Ryan Lott’s score occasionally challenges the serenity of the setting . During one passage near the beginning of the piece, quiet keyboard notes are gradually swamped by a painfully staticky chugging, which mercifully fades again as the sounds of stringed instruments and cymbals filter in. Sweet passages develop dark niches. What sounds like a child’s voice reiterates the same unintelligible few words as if from the bottom of a well. Several times the music stops, then starts again in a completely different mood.
The choreography stops and starts too, sometimes punctuated by blackouts, but its overall feeling remains the same. Perhaps the occasional violence in the music represents an ignorable world outside this utopia, as well as the six dancers’ suppressed inner dissonances. Naoko Nagata’s black-and-white costumes—striped, dotted, or checked in various ways—presents them both as individuals and as members of a tribe.
The solo with which Courtney Drasner begins the dance is instantly enthralling. Drasner is tall, slender, lovely. She sweeps the air as she moves, her long hair lashing about her as her body swings and her legs reach out. Bold and powerful though she is, she also radiates a peaceful curiosity. Kristy Kuhn, who’s been watching, joins Drasner in the rear corridor. Their gentle, edgy touching leads you to think they’re just beginning to move into intimacy. But soon they come forward to dance in unison and canon and, as the music becomes more pressured, to lift each other. Their dancing—juicy, earthy, springy, rolling to the floor and spiraling up again—builds on what Drasner has established.

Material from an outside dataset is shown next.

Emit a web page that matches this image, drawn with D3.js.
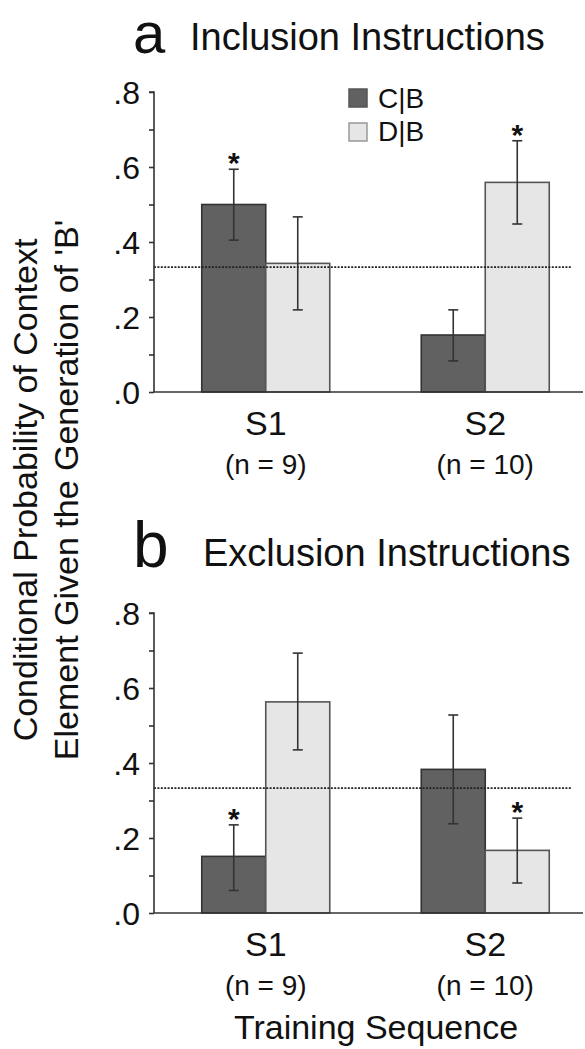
<!DOCTYPE html>
<html><head><meta charset="utf-8">
<script src="https://cdn.jsdelivr.net/npm/d3@7"></script>
<style>body{margin:0;background:#fff}svg{display:block}text{font-family:"Liberation Sans",Arial,Helvetica,sans-serif;fill:#111}</style>
</head><body>
<svg id="c" width="585" height="1049"></svg>
<script>
const groups = ["S1", "S2"];
const groupN = ["(n = 9)", "(n = 10)"];
const series = ["C|B", "D|B"];
const seriesFill = ["#616161", "#e6e6e6"];
const seriesStroke = ["#333333", "#555555"];
const yTicks = [0, 0.1, 0.2, 0.3, 0.4, 0.5, 0.6, 0.7, 0.8];
const yTickLabels = {0: ".0", 0.2: ".2", 0.4: ".4", 0.6: ".6", 0.8: ".8"};
const chance = 0.333;

// Panel a: Inclusion
const inclMean = [[0.50, 0.343], [0.152, 0.559]];
const inclLo = [[0.405, 0.219], [0.083, 0.448]];
const inclHi = [[0.594, 0.467], [0.219, 0.670]];
const inclStar = [[true, false], [false, true]];
// Panel b: Exclusion
const exclMean = [[0.151, 0.563], [0.383, 0.167]];
const exclLo = [[0.060, 0.435], [0.238, 0.080]];
const exclHi = [[0.235, 0.693], [0.528, 0.253]];
const exclStar = [[true, false], [false, true]];

const svg = d3.select("#c");
const axisX = 154;
const x0 = d3.scaleBand().domain(groups).range([156, 595]).padding(0);
const barW = 64;
const x1 = d3.scaleBand().domain(series).range([0, 2 * barW]).padding(0);

function panel(p) {
  const {letter, title, top, zero, mean, lo, hi, star, showLegend, letterSize, letterY, titleX, titleY} = p;
  const y = d3.scaleLinear().domain([0, 0.8]).range([zero, top]);
  const g = svg.append("g");
  // title
  g.append("text").attr("x", 133).attr("y", letterY).attr("font-size", letterSize).text(letter);
  g.append("text").attr("x", titleX).attr("y", titleY).attr("font-size", 38).text(title);

  // bars
  groups.forEach((grp, gi) => {
    const cx = x0(grp) + x0.bandwidth() / 2 - barW;
    series.forEach((s, si) => {
      const bx = cx + x1(s);
      g.append("rect").attr("x", bx).attr("y", y(mean[gi][si]))
        .attr("width", x1.bandwidth()).attr("height", y(0) - y(mean[gi][si]))
        .attr("fill", seriesFill[si]).attr("stroke", seriesStroke[si]).attr("stroke-width", 1.6);
    });
  });
  // dotted chance line
  g.append("line").attr("x1", axisX).attr("x2", 572)
    .attr("y1", y(chance)).attr("y2", y(chance))
    .attr("stroke", "#222").attr("stroke-width", 1.6).attr("stroke-dasharray", "2,1.4");

  // error bars + stars
  groups.forEach((grp, gi) => {
    const cx = x0(grp) + x0.bandwidth() / 2 - barW;
    series.forEach((s, si) => {
      const mx = cx + x1(s) + x1.bandwidth() / 2;
      const eg = g.append("g").attr("stroke", "#333").attr("stroke-width", 1.6);
      eg.append("line").attr("x1", mx).attr("x2", mx).attr("y1", y(lo[gi][si])).attr("y2", y(hi[gi][si]));
      [lo[gi][si], hi[gi][si]].forEach(v => {
        eg.append("line").attr("x1", mx - 5).attr("x2", mx + 5).attr("y1", y(v)).attr("y2", y(v));
      });
      if (star[gi][si]) {
        g.append("text").attr("x", mx).attr("y", y(hi[gi][si]) + 4).attr("text-anchor", "middle")
          .attr("font-size", 30).attr("font-weight", "bold").text("*");
      }
    });
  });

  // y axis
  const ax = d3.axisLeft(y).tickValues(yTicks).tickSize(5)
    .tickFormat(d => yTickLabels[Math.round(d * 10) / 10] !== undefined ? yTickLabels[Math.round(d * 10) / 10] : "");
  const ag = g.append("g").attr("transform", `translate(${axisX},0)`).call(ax);
  ag.select(".domain").attr("stroke", "#333").attr("stroke-width", 1.6).attr("d", `M-5,${top}H0V${zero}`);
  ag.selectAll(".tick line").attr("stroke", "#333").attr("stroke-width", 1.6);
  ag.selectAll(".tick text").attr("font-size", 32).attr("font-family", '"Liberation Sans",Arial,sans-serif')
    .attr("fill", "#111").attr("x", -14).attr("dy", "0.36em");

  // x baseline
  g.append("line").attr("x1", axisX).attr("x2", 583).attr("y1", zero).attr("y2", zero)
    .attr("stroke", "#333").attr("stroke-width", 1.6);

  // x labels
  groups.forEach((grp, gi) => {
    const cx = x0(grp) + x0.bandwidth() / 2;
    g.append("text").attr("x", cx).attr("y", zero + 43).attr("text-anchor", "middle").attr("font-size", 34).text(grp);
    g.append("text").attr("x", cx).attr("y", zero + 82).attr("text-anchor", "middle").attr("font-size", 28).text(groupN[gi]);
  });

  if (showLegend) {
    series.forEach((s, si) => {
      g.append("rect").attr("x", 349).attr("y", 89 + si * 34).attr("width", 18).attr("height", 18)
        .attr("fill", seriesFill[si]).attr("stroke", si === 0 ? "#555" : "#999").attr("stroke-width", 1.5);
      g.append("text").attr("x", 378).attr("y", 108 + si * 33).attr("font-size", 28).text(s);
    });
  }
}

panel({letter: "a", title: "Inclusion Instructions", top: 92, zero: 392, mean: inclMean, lo: inclLo, hi: inclHi,
  star: inclStar, showLegend: true, letterSize: 58, letterY: 53, titleX: 190, titleY: 50});
panel({letter: "b", title: "Exclusion Instructions", top: 613, zero: 913, mean: exclMean, lo: exclLo, hi: exclHi,
  star: exclStar, showLegend: false, letterSize: 64, letterY: 567, titleX: 203, titleY: 566});

// y-axis label
const yl = svg.append("g").attr("transform", "translate(0,490) rotate(-90)");
yl.append("text").attr("x", 0).attr("y", 37).attr("text-anchor", "middle").attr("font-size", 34).text("Conditional Probability of Context");
yl.append("text").attr("x", 0).attr("y", 78).attr("text-anchor", "middle").attr("font-size", 34).text("Element Given the Generation of 'B'");

// x-axis title
svg.append("text").attr("x", 376).attr("y", 1039).attr("text-anchor", "middle").attr("font-size", 34).text("Training Sequence");
</script>
</body></html>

Lifts like these—never manipulative— can convey many things: trust, daring, rapture, playfulness, etc. We don’t watch them the way we might watch a contact improvisation duet whose entire subject is how one person can lever another off the ground, yielding to and rebounding from the weight of a colleague’s body. As Drasner and Kuhn take turns vaulting onto each other in imaginative ways, it’s hard to infuse the movements with the nuanced emotions the situation seems to call for. You feel that lifting and plunging into lifts is something these two just do—a way of life in this peaceable kingdom. They don’t have to react, pause, plan; one lift generates another.
Feelings, however, do enter the women’s adventures together. When Janessa Clark joins them and then appropriates Kuhn, Drasner, seemingly unruffled, moves away to sleep. But after a while, she climbs the tall ladderback of one of two chairs and hangs over it. These women plus Jenni Hong, Jill Frere, and Hannah Seidel come and go, dancing in unison, in contrapuntal groups, and in pairs where lifting is the main means of communication. In one particularly fine section, Clark subtly takes on the role of teacher, demonstrating, watching two couples, and trying to entice Drasner to join her.

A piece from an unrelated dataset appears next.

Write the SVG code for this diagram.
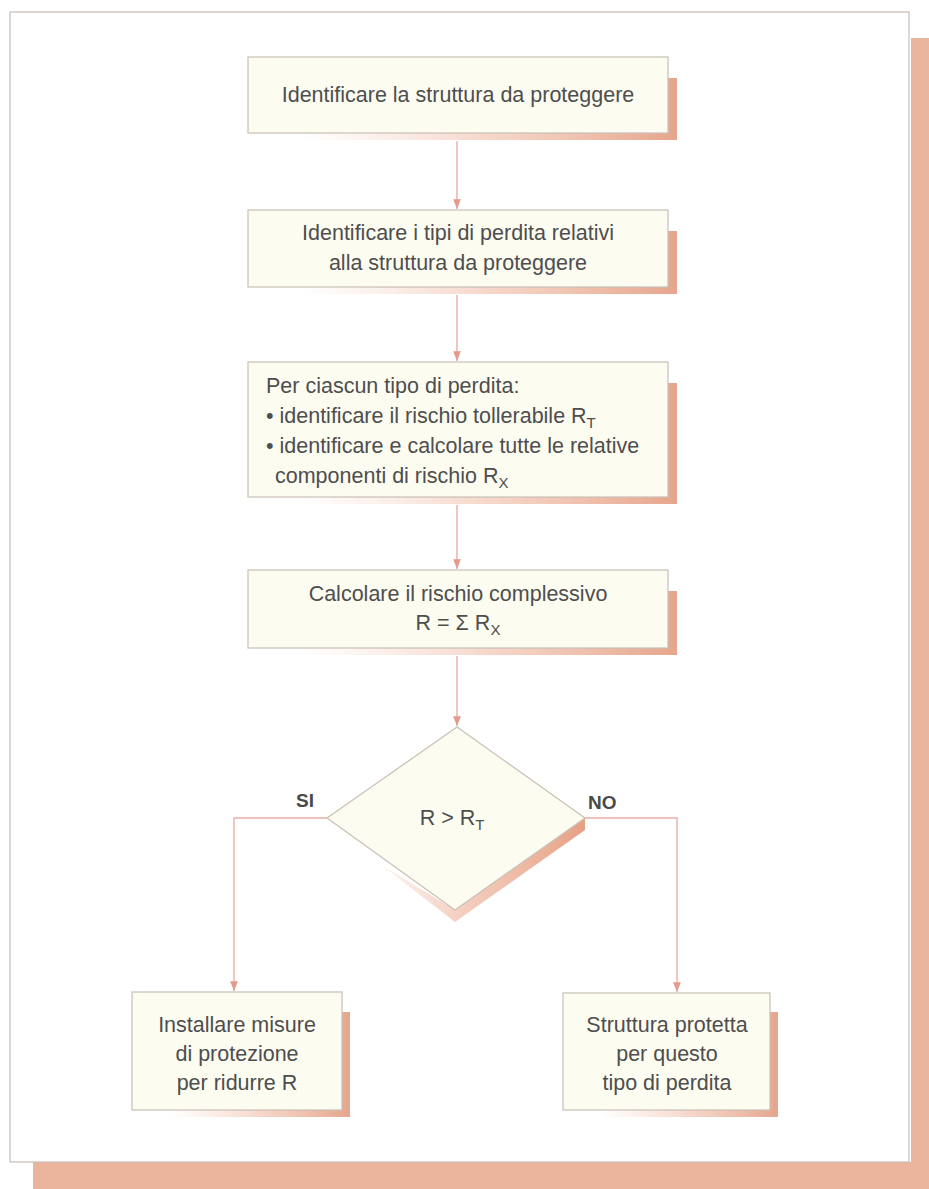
<svg xmlns="http://www.w3.org/2000/svg" width="929" height="1189" viewBox="0 0 929 1189">
<defs>
<style>
.box{fill:#fdfcf1;stroke:#c9bfb6;stroke-width:1.2}
.t{font-family:"Liberation Sans",Arial,sans-serif;font-size:21.5px;fill:#4e4e4e}
.c{text-anchor:middle}
.lbl{font-family:"Liberation Sans",Arial,sans-serif;font-size:19px;font-weight:bold;fill:#4a4a4a}
.sub{font-size:15px}
.ln{fill:none;stroke:#eab0a6;stroke-width:1.4}
</style>
<linearGradient id="sh" x1="0" y1="0" x2="1" y2="0">
<stop offset="0" stop-color="#f3c9b6" stop-opacity="0"/>
<stop offset="0.5" stop-color="#efbca6" stop-opacity="0.6"/>
<stop offset="1" stop-color="#e6a58c"/>
</linearGradient>
<linearGradient id="dsh" x1="0" y1="0" x2="1" y2="0">
<stop offset="0" stop-color="#f3c9b6" stop-opacity="0.2"/>
<stop offset="0.4" stop-color="#efb9a2" stop-opacity="0.7"/>
<stop offset="1" stop-color="#e6a084"/>
</linearGradient>
<marker id="ah" viewBox="0 0 10 10" refX="10" refY="5" markerWidth="7" markerHeight="7" orient="auto">
<path d="M0,1 L10,5 L0,9 Z" fill="#e59a8c"/>
</marker>
</defs>
<rect x="0" y="0" width="929" height="1189" fill="#ffffff"/>
<g id="frame">
<rect x="911" y="38" width="18" height="1151" fill="#ebb49c"/>
<rect x="33" y="1162" width="896" height="27" fill="#ebb49c"/>
<rect x="10" y="12" width="899" height="1150" fill="#ffffff" stroke="#c8bcb6" stroke-width="1.2"/>
</g>
<g id="connectors">
<line class="ln" x1="457" y1="141" x2="457" y2="209" marker-end="url(#ah)"/>
<line class="ln" x1="457" y1="295" x2="457" y2="361" marker-end="url(#ah)"/>
<line class="ln" x1="457" y1="505" x2="457" y2="569" marker-end="url(#ah)"/>
<line class="ln" x1="457" y1="656" x2="457" y2="726" marker-end="url(#ah)"/>
<polyline class="ln" points="327,818 234,818 234,991" marker-end="url(#ah)"/>
<polyline class="ln" points="585,818 677,818 677,992" marker-end="url(#ah)"/>
</g>
<g id="n1">
<polygon points="300,140 677,140 677,78 668,78 668,133 300,133" fill="url(#sh)"/>
<rect class="box" x="248" y="57" width="420" height="76"/>
<text class="t c" x="458" y="102">Identificare la struttura da proteggere</text>
</g>
<g id="n2">
<polygon points="300,294 677,294 677,231 668,231 668,287 300,287" fill="url(#sh)"/>
<rect class="box" x="248" y="210" width="420" height="77"/>
<text class="t c" x="458" y="240">Identificare i tipi di perdita relativi</text>
<text class="t c" x="458" y="270">alla struttura da proteggere</text>
</g>
<g id="n3">
<polygon points="300,504 677,504 677,383 668,383 668,497 300,497" fill="url(#sh)"/>
<rect class="box" x="248" y="362" width="420" height="135"/>
<text class="t" x="266" y="393">Per ciascun tipo di perdita:</text>
<text class="t" x="266" y="423">• identificare il rischio tollerabile R<tspan class="sub" dy="5">T</tspan></text>
<text class="t" x="266" y="453">• identificare e calcolare tutte le relative</text>
<text class="t" x="275" y="483">componenti di rischio R<tspan class="sub" dy="5">X</tspan></text>
</g>
<g id="n4">
<polygon points="300,655 677,655 677,591 668,591 668,648 300,648" fill="url(#sh)"/>
<rect class="box" x="248" y="570" width="420" height="78"/>
<text class="t c" x="458" y="601">Calcolare il rischio complessivo</text>
<text class="t c" x="458" y="630">R = Σ R<tspan class="sub" dy="5">X</tspan></text>
</g>
<g id="n5">
<polygon points="380,864 455,910 585,818 585,830 455,922" fill="url(#dsh)"/>
<polygon points="457,727 585,818 455,910 327,818" fill="#fdfcf1" stroke="#c9bfb6" stroke-width="1.2"/>
<text class="t c" x="452" y="825">R &gt; R<tspan class="sub" dy="5">T</tspan></text>
</g>
<text class="lbl" x="296" y="807">SI</text>
<text class="lbl" x="588" y="809">NO</text>
<g id="n6">
<polygon points="170,1117 350,1117 350,1012 342,1012 342,1110 170,1110" fill="url(#sh)"/>
<rect class="box" x="132" y="992" width="210" height="118"/>
<text class="t c" x="237" y="1032">Installare misure</text>
<text class="t c" x="237" y="1061">di protezione</text>
<text class="t c" x="237" y="1090">per ridurre R</text>
</g>
<g id="n7">
<polygon points="600,1117 778,1117 778,1012 770,1012 770,1110 600,1110" fill="url(#sh)"/>
<rect class="box" x="563" y="993" width="207" height="117"/>
<text class="t c" x="667" y="1032">Struttura protetta</text>
<text class="t c" x="667" y="1061">per questo</text>
<text class="t c" x="667" y="1090">tipo di perdita</text>
</g>
</svg>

The movement is, as I’ve said, lovely. Whatever shapes the woman fall into, the impetus always seems to be a swing or a throw. Their dancing makes me feel easy in my own body, even in the extremely uncomfortable seats of the Ailey Citigroup Theater. In her company’s Domestic Violence Project, Gibney has done pioneering work with traumatized women through dance. The uplifting qualities in The Distance Between Us surely mirror those that are stressed in that project: self-confidence, trust of others who are worthy, freedom, strength, and resilience.

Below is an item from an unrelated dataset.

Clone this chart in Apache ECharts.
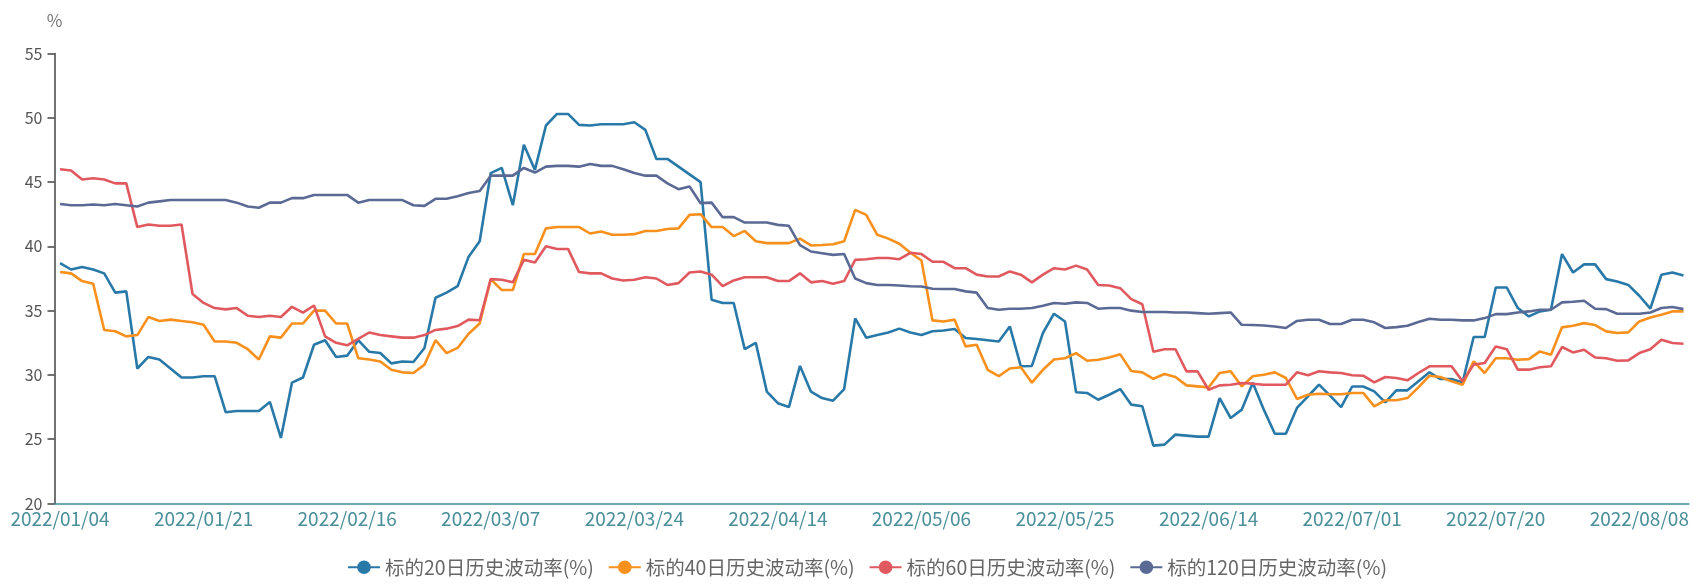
<!DOCTYPE html>
<html><head><meta charset="utf-8">
<script src="https://cdn.jsdelivr.net/npm/echarts@6/dist/echarts.min.js"></script>
<style>html,body{margin:0;padding:0;background:#fff}#c{width:1696px;height:584px}</style>
</head><body><div id="c"></div>
<script>
// Trading-day calendar (categories)
const startDate = '2022-01-04';
const pointCount = 148;
const holidays = ['2022-01-31','2022-02-01','2022-02-02','2022-02-03','2022-02-04',
  '2022-04-04','2022-04-05','2022-05-02','2022-05-03','2022-05-04','2022-06-03'];

const seriesNames = ['标的20日历史波动率(%)','标的40日历史波动率(%)','标的60日历史波动率(%)','标的120日历史波动率(%)'];
const seriesColors = ['#2878A8','#F8901E','#E0595E','#5A6A94'];

const vol20 = [38.7,38.2,38.4,38.2,37.9,36.4,36.5,30.5,31.4,31.2,30.5,29.8,29.8,29.9,29.9,27.1,27.2,27.2,27.2,27.9,
25.1,29.4,29.8,32.35,32.7,31.4,31.5,32.7,31.8,31.7,30.9,31.05,31.0,32.1,36.0,36.4,36.9,39.2,40.4,45.7,
46.1,43.2,47.9,45.95,49.4,50.3,50.3,49.45,49.4,49.5,49.5,49.5,49.65,49.06,46.8,46.8,46.2,45.6,45.0,35.85,
35.6,35.6,32.0,32.5,28.7,27.8,27.5,30.7,28.7,28.2,28.0,28.9,34.4,32.9,33.1,33.3,33.6,33.3,33.1,33.4,
33.46,33.57,32.87,32.8,32.7,32.6,33.77,30.67,30.7,33.26,34.76,34.16,28.65,28.6,28.07,28.46,28.9,27.69,27.56,24.5,
24.58,25.36,25.28,25.2,25.2,28.2,26.65,27.3,29.4,27.3,25.43,25.43,27.43,28.34,29.24,28.39,27.5,29.1,29.1,28.72,
27.87,28.8,28.8,29.5,30.2,29.68,29.68,29.42,32.95,32.95,36.8,36.8,35.2,34.55,34.94,35.07,39.4,37.97,38.6,38.6,
37.45,37.27,37.0,36.16,35.15,37.79,37.97,37.74];

const vol40 = [38.0,37.9,37.3,37.1,33.5,33.4,33.0,33.1,34.5,34.2,34.3,34.2,34.1,33.9,32.6,32.6,32.5,32.0,31.2,33.0,
32.9,34.0,34.0,35.0,35.0,34.0,34.0,31.3,31.2,31.05,30.4,30.2,30.15,30.8,32.7,31.7,32.1,33.2,34.0,37.45,
36.6,36.6,39.4,39.4,41.4,41.5,41.5,41.5,41.0,41.16,40.9,40.9,40.95,41.2,41.2,41.35,41.4,42.45,42.5,41.5,
41.5,40.8,41.2,40.4,40.25,40.25,40.25,40.6,40.07,40.1,40.17,40.4,42.84,42.45,40.9,40.6,40.2,39.5,38.9,34.24,
34.16,34.3,32.22,32.35,30.4,29.9,30.5,30.6,29.4,30.4,31.2,31.3,31.7,31.1,31.18,31.36,31.6,30.3,30.2,29.7,
30.07,29.84,29.19,29.11,29.03,30.15,30.28,29.11,29.9,30.02,30.2,29.76,28.13,28.46,28.54,28.5,28.5,28.6,28.6,27.56,
28.03,28.03,28.2,29.03,29.94,29.84,29.5,29.24,31.05,30.15,31.3,31.3,31.18,31.23,31.83,31.57,33.7,33.83,34.03,33.88,
33.39,33.26,33.31,34.16,34.47,34.68,34.94,34.94];

const vol60 = [46.0,45.9,45.2,45.3,45.2,44.9,44.9,41.5,41.7,41.6,41.6,41.7,36.3,35.6,35.2,35.1,35.2,34.6,34.5,34.6,
34.5,35.3,34.85,35.4,33.0,32.5,32.3,32.8,33.3,33.1,33.0,32.9,32.9,33.1,33.5,33.6,33.8,34.3,34.25,37.45,
37.4,37.2,38.95,38.75,40.0,39.8,39.8,38.0,37.9,37.9,37.5,37.35,37.4,37.6,37.5,37.0,37.14,37.97,38.05,37.8,
36.9,37.35,37.6,37.6,37.6,37.3,37.3,37.9,37.2,37.3,37.1,37.3,38.95,39.0,39.1,39.1,39.0,39.5,39.4,38.8,
38.8,38.3,38.3,37.8,37.66,37.66,38.05,37.8,37.2,37.8,38.3,38.2,38.5,38.2,37.0,36.96,36.75,35.9,35.5,31.8,
32.0,32.0,30.28,30.28,28.85,29.19,29.24,29.37,29.32,29.24,29.24,29.24,30.2,29.97,30.28,30.2,30.15,29.97,29.94,29.42,
29.84,29.76,29.58,30.15,30.67,30.67,30.67,29.5,30.8,30.93,32.22,32.0,30.41,30.41,30.6,30.67,32.17,31.75,31.96,31.36,
31.3,31.1,31.13,31.7,32.0,32.74,32.48,32.43];

const vol120 = [43.3,43.2,43.2,43.25,43.2,43.3,43.2,43.1,43.4,43.5,43.6,43.6,43.6,43.6,43.6,43.6,43.4,43.1,43.0,43.4,
43.4,43.75,43.75,44.0,44.0,44.0,44.0,43.4,43.6,43.6,43.6,43.6,43.2,43.15,43.7,43.7,43.9,44.15,44.3,45.5,
45.5,45.5,46.1,45.74,46.2,46.26,46.26,46.2,46.4,46.26,46.26,46.0,45.7,45.5,45.5,44.9,44.45,44.65,43.36,43.4,
42.27,42.27,41.85,41.85,41.85,41.67,41.6,40.1,39.6,39.47,39.34,39.4,37.5,37.14,37.0,37.0,36.96,36.9,36.88,36.7,
36.68,36.68,36.5,36.4,35.2,35.07,35.15,35.15,35.2,35.38,35.6,35.54,35.64,35.6,35.15,35.2,35.2,35.0,34.9,34.9,
34.9,34.86,34.86,34.81,34.76,34.81,34.86,33.9,33.88,33.85,33.77,33.65,34.2,34.29,34.29,33.96,33.96,34.29,34.29,34.09,
33.65,33.72,33.83,34.11,34.37,34.29,34.29,34.24,34.24,34.42,34.73,34.73,34.86,34.94,35.07,35.07,35.64,35.69,35.77,35.15,
35.12,34.76,34.76,34.76,34.86,35.2,35.28,35.12];

const yTicks = {min: 20, max: 55, interval: 5};

function buildDates() {
  const out = [];
  const d = new Date(startDate + 'T00:00:00Z');
  while (out.length < pointCount) {
    const wd = d.getUTCDay();
    const iso = d.toISOString().slice(0, 10);
    if (wd !== 0 && wd !== 6 && holidays.indexOf(iso) < 0) out.push(iso.replace(/-/g, '/'));
    d.setUTCDate(d.getUTCDate() + 1);
  }
  return out;
}
const dates = buildDates();

const font = '"Noto Sans CJK SC", "Noto Sans", sans-serif';
const chart = echarts.init(document.getElementById('c'), null, {renderer: 'canvas'});
const dataSets = [vol20, vol40, vol60, vol120];
chart.setOption({
  animation: false,
  color: seriesColors,
  textStyle: {fontFamily: font},
  grid: {left: 54.5, right: 7, top: 53.5, bottom: 80.5},
  legend: {
    bottom: 2, left: 342,
    itemWidth: 32, itemHeight: 17, itemGap: 14,
    textStyle: {fontSize: 19.5, color: '#666', fontFamily: font},
    data: seriesNames
  },
  xAxis: {
    type: 'category',
    boundaryGap: true,
    data: dates,
    axisLine: {lineStyle: {color: '#3f8d97', width: 1.5}},
    axisTick: {length: 6, lineStyle: {color: '#3f8d97', width: 1.5}, interval: 12},
    axisLabel: {interval: 12, color: '#4a8f99', fontSize: 19, margin: 6, fontFamily: font},
    splitLine: {show: false}
  },
  yAxis: {
    type: 'value',
    min: yTicks.min, max: yTicks.max, interval: yTicks.interval,
    name: '%', nameGap: 24,
    nameTextStyle: {color: '#777', fontSize: 17, fontFamily: font},
    axisLine: {show: true, lineStyle: {color: '#444', width: 1.5}},
    axisTick: {show: true, length: 7, lineStyle: {color: '#444', width: 1.5}},
    axisLabel: {color: '#555', fontSize: 16, margin: 12, fontFamily: font},
    splitLine: {show: false}
  },
  series: dataSets.map((arr, k) => ({
    name: seriesNames[k],
    type: 'line',
    data: arr,
    symbol: 'circle',
    symbolSize: 8,
    showSymbol: false,
    lineStyle: {width: 2.6, color: seriesColors[k]},
    itemStyle: {color: seriesColors[k]}
  }))
});
</script></body></html>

But there is another quality that I miss in the piece. Gibney rarely lets us see decision-making. It’s as if the rich dancing and the repeated athletic contact between the women run away with her, become self-perpetuating. There’s a moment just before the end when Drasner walks slowly backward in the rear corridor of light and then suddenly and swiftly moves forward on the same path and leaves the stage. The simplicity and purposefulness are arresting. And when the women re-enter in bright light and begin frisking together, I realize that the end is near and I’ve too seldom seen them thinking and watched those thoughts change their rhythms and the scale of their gestures.